## WORK INSTRUCTIONS
Everything from the line containing "Emit a Python" through the line containing "plt.rcParams['font.family'] = ['Liberation" must be quoted exactly; everything else is left out.

<<<<

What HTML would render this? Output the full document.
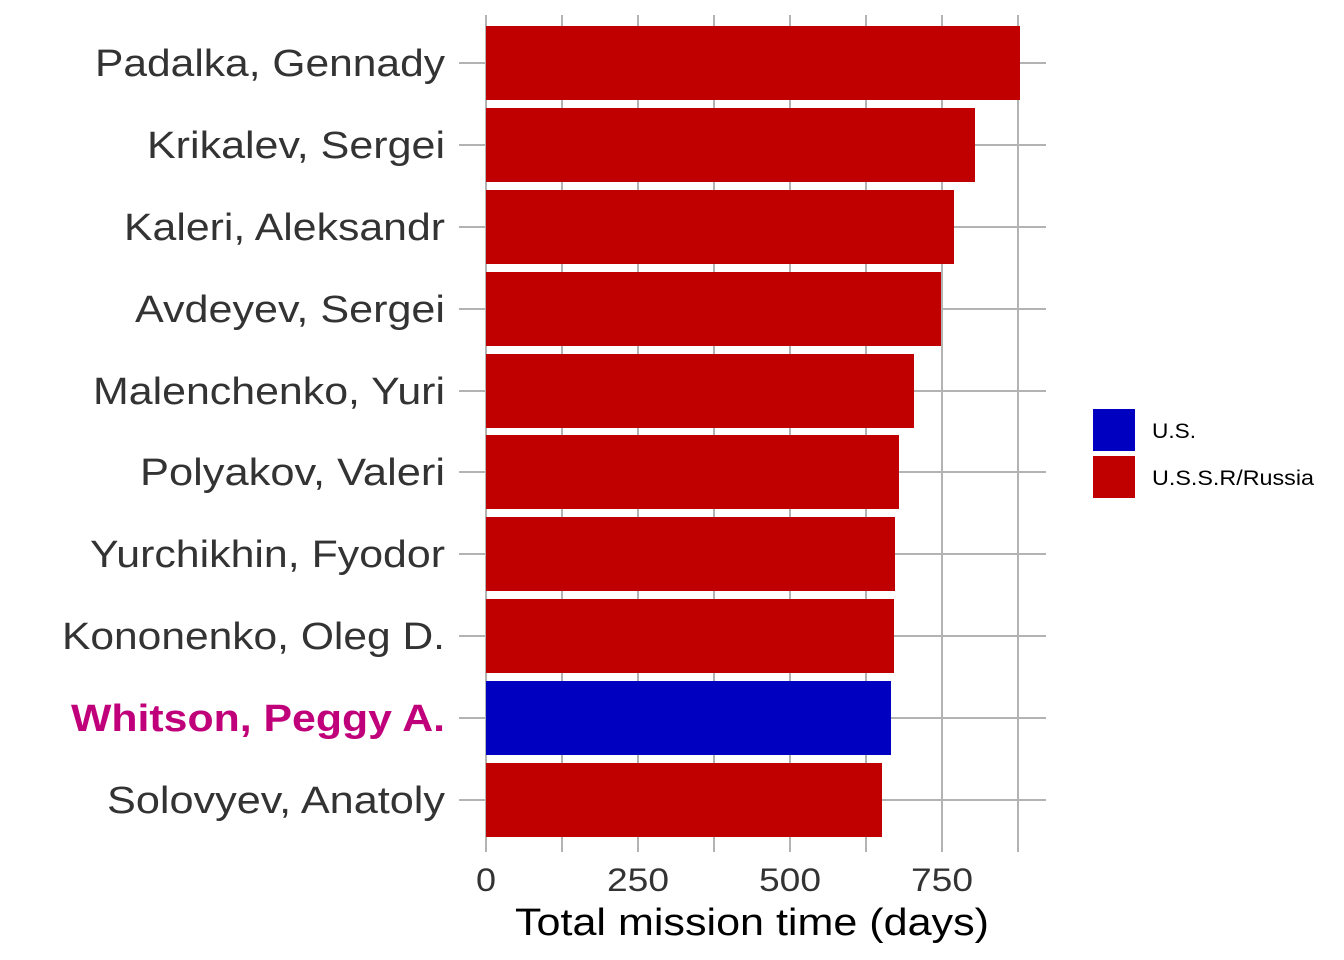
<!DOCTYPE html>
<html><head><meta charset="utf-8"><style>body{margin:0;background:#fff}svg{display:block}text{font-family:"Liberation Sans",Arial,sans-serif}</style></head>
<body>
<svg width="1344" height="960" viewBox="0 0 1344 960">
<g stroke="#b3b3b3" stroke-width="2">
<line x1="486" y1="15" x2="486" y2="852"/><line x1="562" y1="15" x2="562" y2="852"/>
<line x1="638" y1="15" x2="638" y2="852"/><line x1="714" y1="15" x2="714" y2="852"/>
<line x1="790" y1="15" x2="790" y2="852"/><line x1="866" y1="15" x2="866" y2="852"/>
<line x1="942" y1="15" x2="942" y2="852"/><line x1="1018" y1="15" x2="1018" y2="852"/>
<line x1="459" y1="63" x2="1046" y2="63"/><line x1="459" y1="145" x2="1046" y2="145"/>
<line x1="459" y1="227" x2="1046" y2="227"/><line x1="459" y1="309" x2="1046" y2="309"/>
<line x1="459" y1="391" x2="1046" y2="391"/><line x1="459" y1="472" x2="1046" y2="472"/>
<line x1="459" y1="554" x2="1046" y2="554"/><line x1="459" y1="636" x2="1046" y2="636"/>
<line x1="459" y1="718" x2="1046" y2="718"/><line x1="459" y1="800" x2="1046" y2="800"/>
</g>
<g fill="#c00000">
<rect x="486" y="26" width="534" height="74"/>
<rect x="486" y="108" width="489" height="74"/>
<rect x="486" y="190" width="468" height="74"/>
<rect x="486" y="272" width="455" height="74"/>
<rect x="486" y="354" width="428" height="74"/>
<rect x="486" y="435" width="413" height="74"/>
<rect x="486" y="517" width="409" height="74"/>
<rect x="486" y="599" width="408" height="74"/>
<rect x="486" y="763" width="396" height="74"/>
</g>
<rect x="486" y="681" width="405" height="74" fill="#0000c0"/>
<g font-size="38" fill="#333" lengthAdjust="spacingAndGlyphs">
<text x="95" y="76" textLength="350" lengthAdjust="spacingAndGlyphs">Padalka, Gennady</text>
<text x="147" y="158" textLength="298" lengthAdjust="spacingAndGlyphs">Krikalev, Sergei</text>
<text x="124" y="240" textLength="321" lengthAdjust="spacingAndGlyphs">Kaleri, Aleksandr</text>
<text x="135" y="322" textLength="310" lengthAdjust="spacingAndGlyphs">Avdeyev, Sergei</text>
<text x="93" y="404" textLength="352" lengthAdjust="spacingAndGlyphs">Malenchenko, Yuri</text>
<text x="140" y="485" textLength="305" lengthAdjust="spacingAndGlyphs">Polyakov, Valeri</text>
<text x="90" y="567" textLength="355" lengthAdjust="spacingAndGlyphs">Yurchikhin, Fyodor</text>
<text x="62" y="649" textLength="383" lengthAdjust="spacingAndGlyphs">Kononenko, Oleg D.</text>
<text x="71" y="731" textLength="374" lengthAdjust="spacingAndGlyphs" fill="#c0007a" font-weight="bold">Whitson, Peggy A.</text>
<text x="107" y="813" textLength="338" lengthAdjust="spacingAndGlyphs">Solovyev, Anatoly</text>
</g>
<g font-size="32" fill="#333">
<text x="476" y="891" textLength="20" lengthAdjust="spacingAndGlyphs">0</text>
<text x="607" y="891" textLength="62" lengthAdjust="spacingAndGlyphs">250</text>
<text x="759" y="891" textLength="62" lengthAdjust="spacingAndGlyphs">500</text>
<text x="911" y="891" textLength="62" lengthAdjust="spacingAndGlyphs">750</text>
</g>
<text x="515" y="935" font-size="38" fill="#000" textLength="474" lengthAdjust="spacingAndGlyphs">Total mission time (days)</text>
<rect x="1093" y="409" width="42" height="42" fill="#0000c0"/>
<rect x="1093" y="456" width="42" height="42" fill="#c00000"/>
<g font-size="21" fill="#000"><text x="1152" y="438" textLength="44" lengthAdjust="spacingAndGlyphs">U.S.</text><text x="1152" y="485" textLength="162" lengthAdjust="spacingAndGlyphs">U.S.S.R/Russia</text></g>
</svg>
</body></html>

>>>>
<<<<

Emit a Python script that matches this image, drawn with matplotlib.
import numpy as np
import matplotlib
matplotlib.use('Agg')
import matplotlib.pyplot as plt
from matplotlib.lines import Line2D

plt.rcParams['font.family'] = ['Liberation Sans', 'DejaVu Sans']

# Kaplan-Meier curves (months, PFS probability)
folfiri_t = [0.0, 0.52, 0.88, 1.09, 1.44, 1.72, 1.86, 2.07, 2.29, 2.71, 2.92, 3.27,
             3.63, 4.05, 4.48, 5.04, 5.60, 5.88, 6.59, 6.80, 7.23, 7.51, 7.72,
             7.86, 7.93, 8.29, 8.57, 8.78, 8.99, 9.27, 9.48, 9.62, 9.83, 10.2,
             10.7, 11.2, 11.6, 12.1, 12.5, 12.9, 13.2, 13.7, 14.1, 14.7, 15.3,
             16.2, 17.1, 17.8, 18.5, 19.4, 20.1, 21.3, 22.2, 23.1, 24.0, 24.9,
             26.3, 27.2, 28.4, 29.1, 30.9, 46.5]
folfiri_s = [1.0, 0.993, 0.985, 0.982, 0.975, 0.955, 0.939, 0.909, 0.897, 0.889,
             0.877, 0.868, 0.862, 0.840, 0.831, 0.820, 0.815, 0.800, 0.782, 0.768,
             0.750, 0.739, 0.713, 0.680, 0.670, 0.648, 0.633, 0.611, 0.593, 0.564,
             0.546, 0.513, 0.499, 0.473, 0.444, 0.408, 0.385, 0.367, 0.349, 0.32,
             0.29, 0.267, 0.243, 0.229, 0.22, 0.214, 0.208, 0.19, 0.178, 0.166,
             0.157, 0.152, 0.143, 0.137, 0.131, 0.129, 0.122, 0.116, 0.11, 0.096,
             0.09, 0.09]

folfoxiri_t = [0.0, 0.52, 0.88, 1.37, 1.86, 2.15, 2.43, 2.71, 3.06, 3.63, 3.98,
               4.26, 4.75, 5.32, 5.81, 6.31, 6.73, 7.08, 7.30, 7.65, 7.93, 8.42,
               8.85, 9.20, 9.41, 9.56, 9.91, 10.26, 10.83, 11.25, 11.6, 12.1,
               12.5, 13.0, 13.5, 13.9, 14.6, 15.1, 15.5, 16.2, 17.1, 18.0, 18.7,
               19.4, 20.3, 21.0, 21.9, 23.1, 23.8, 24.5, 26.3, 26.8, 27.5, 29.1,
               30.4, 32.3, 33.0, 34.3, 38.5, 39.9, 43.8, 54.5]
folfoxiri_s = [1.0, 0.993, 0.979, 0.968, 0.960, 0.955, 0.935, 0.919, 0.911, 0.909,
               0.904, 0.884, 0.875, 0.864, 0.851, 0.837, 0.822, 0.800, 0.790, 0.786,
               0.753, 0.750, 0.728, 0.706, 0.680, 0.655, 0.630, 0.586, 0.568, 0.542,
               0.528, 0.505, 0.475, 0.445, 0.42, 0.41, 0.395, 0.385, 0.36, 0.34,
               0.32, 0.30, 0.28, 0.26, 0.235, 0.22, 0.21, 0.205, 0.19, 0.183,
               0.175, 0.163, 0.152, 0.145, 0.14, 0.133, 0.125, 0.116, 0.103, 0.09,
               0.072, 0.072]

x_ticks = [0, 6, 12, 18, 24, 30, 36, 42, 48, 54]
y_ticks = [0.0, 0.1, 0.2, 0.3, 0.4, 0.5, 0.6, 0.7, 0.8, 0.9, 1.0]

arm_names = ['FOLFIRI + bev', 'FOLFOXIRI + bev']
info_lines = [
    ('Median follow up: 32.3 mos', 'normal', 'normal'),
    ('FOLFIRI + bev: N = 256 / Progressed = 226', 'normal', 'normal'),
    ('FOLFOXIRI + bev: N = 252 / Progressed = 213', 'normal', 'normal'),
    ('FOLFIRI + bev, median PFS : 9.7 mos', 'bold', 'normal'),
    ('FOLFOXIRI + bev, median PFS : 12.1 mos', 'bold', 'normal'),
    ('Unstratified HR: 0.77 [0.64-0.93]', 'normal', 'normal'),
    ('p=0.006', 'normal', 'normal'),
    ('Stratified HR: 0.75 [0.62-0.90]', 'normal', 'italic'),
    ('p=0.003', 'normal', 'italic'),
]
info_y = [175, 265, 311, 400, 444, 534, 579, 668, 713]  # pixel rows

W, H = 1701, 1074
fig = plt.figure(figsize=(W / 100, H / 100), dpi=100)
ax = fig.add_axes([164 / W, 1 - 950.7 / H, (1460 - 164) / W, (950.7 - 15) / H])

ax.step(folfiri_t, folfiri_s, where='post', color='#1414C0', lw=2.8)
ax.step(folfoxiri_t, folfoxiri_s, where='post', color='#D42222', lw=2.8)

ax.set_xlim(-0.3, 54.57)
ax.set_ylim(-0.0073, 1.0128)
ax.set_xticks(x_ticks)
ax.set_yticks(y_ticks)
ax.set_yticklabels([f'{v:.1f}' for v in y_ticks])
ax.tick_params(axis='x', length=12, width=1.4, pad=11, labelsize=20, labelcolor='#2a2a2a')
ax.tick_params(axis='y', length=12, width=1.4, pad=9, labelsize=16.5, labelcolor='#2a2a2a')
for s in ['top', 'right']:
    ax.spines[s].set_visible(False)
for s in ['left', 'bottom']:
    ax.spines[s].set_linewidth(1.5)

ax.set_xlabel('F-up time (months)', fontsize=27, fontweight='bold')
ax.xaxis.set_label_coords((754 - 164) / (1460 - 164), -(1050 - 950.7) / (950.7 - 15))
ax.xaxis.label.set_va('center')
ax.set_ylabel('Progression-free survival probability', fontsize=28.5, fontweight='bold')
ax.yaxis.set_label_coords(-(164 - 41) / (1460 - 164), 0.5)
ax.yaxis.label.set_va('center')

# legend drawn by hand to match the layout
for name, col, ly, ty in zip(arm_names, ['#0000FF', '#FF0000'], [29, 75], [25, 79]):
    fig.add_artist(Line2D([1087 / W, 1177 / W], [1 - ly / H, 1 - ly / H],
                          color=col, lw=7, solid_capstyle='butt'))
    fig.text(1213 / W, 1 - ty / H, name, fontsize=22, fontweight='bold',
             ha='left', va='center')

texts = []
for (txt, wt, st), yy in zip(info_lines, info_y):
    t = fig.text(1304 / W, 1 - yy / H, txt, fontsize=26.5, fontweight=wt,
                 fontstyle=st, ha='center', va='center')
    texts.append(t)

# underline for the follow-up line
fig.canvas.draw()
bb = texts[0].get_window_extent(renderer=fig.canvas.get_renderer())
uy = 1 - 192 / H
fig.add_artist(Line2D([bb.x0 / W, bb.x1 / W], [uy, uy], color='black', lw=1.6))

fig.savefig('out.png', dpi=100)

>>>>

## SOLUTION
Emit a Python script that matches this image, drawn with matplotlib.
import numpy as np
import matplotlib
matplotlib.use('Agg')
import matplotlib.pyplot as plt
from matplotlib.lines import Line2D

plt.rcParams['font.family'] = ['Liberation Sans', 'DejaVu Sans']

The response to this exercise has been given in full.